Advancement in the Boy Scouts is essentially automatic up until Eagle; you do your merit pages and whatnot, reach the requisite time in the prior rank, and you get promoted. Eagle is different; you have to complete a significant service project, and then go before a (local to your troop) committee for review. I always saw this step as a final check, so to speak, to avoid promoting fairweather Eagles not actually committed to scouting — resume padders or people otherwise unfit at the character level, I guess. My own committee had only one person on it other than my scoutmaster, if I recall correctly, but other councils may do it differently. In any case, it is that body whose decision is final. They forward the paperwork to some office, and your Eagle kit comes back to be awarded at the next Court of Honor.
That BSA would rescind the decision of a local council here is enormous, and it shows precisely how much of a pawn of right-wing interests the group has become — and makes it clear that cries of “well, it’s just the national office that’s bigoted; my local group is fine!” are misguided.
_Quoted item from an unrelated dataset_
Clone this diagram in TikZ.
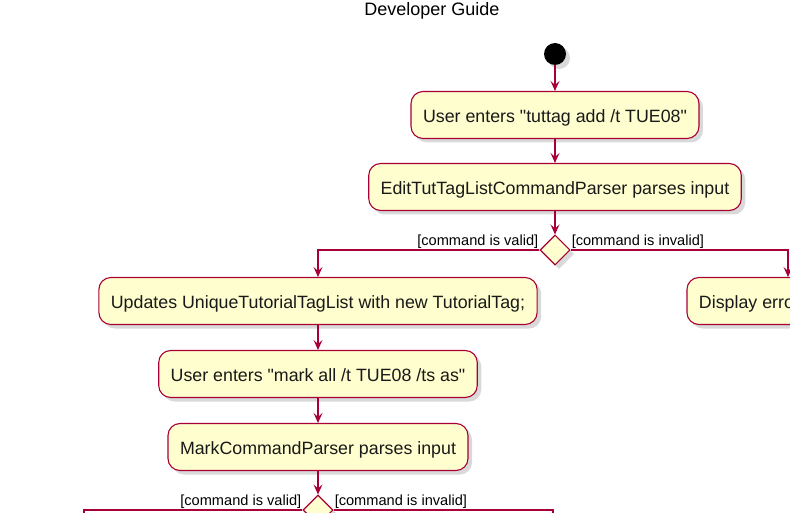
\documentclass[tikz,border=0pt]{standalone}
\usepackage{fontspec}
\setmainfont{Liberation Sans}
\usetikzlibrary{arrows.meta}
\usetikzlibrary{shapes.geometric,shadows}

\definecolor{umlred}{HTML}{A80036}
\definecolor{umlfill}{HTML}{FEFECE}

\tikzset{
  act/.style={draw=umlred, fill=umlfill, rounded corners=12pt, line width=1.1pt,
    minimum height=47pt, inner xsep=12pt, text=black!90,
    text height=15pt, text depth=0pt,
    font=\fontsize{17.8}{20}\selectfont,
    drop shadow={shadow xshift=4pt, shadow yshift=-4pt, opacity=0.3}},
  choice/.style={diamond, draw=umlred, fill=umlfill, line width=1.1pt,
    minimum width=30pt, minimum height=30pt, inner sep=0pt,
    drop shadow={shadow xshift=4pt, shadow yshift=-4pt, opacity=0.3}},
  guard/.style={font=\fontsize{14.6}{16}\selectfont, inner sep=1pt},
  flow/.style={draw=umlred, line width=1.1pt, -{Stealth[length=10pt,width=9pt,inset=4pt]}},
}

\begin{document}
\begin{tikzpicture}[x=1pt, y=-1pt]
        \useasboundingbox (0, 0) rectangle (790, 513);
        \clip (0, 0) rectangle (790, 513);

        \node (title) at (432, 11) {\fontsize{18}{20}\selectfont Developer Guide};

        \node[circle, fill=black, minimum size=22pt, inner sep=0pt,
          drop shadow={shadow xshift=4pt, shadow yshift=-4pt, opacity=0.3}] (start) at (555, 54) {};

        \node[act] (enter1) at (555, 115) {User enters \textquotedbl tuttag add /t TUE08\textquotedbl};
        \node[act] (parse1) at (555, 187) {EditTutTagListCommandParser parses input};
        \node[choice] (valid1) at (555, 250) {};

        \node[act] (update) at (318, 301) {Updates UniqueTutorialTagList with new TutorialTag;};
        \node[act, minimum width=188pt] (error1) at (788, 301) {Display error message};
        \node[act] (enter2) at (318, 374) {User enters \textquotedbl mark all /t TUE08 /ts as\textquotedbl};
        \node[act] (parse2) at (318, 447) {MarkCommandParser parses input};
        \node[choice] (valid2) at (318, 510) {};

        \coordinate (left2) at (84, 570);
        \coordinate (right2) at (553, 570);

        \draw[flow] (start) -- (enter1);
        \draw[flow] (enter1) -- (parse1);
        \draw[flow] (parse1) -- (valid1);
        \draw[flow] (valid1.west) -| (update.north);
        \draw[flow] (valid1.east) -| (error1.north);
        \draw[flow] (update) -- (enter2);
        \draw[flow] (enter2) -- (parse2);
        \draw[flow] (parse2) -- (valid2);
        \draw[flow] (valid2.west) -| (left2);
        \draw[flow] (valid2.east) -| (right2);

        \node[guard, anchor=south east] at (valid1.west) {[command is valid]};
        \node[guard, anchor=south west] at (valid1.east) {[command is invalid]};
        \node[guard, anchor=south east] at (valid2.west) {[command is valid]};
        \node[guard, anchor=south west] at (valid2.east) {[command is invalid]};
      \end{tikzpicture}
\end{document}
That the Mormon church is the single largest supporter of Scouting is a major part of this problem.
It’s a damn shame. My experience with Scouting in the middle 1980s was formative and valuable. There are no mini-Heathen to steer away from it, but the overt, bigoted, rightward trend has absolutely kept me from volunteering my time with local scouting groups, which is something I always thought I’d be happy to do. I certainly never thought I’d feel the level of shame for their behavior that I do now. Dammit, I’m from Mississippi; I don’t need another group acting all stupid for me to be ashamed of — magnolia-tinged shenanigans take up enough of my head-shaking as it is.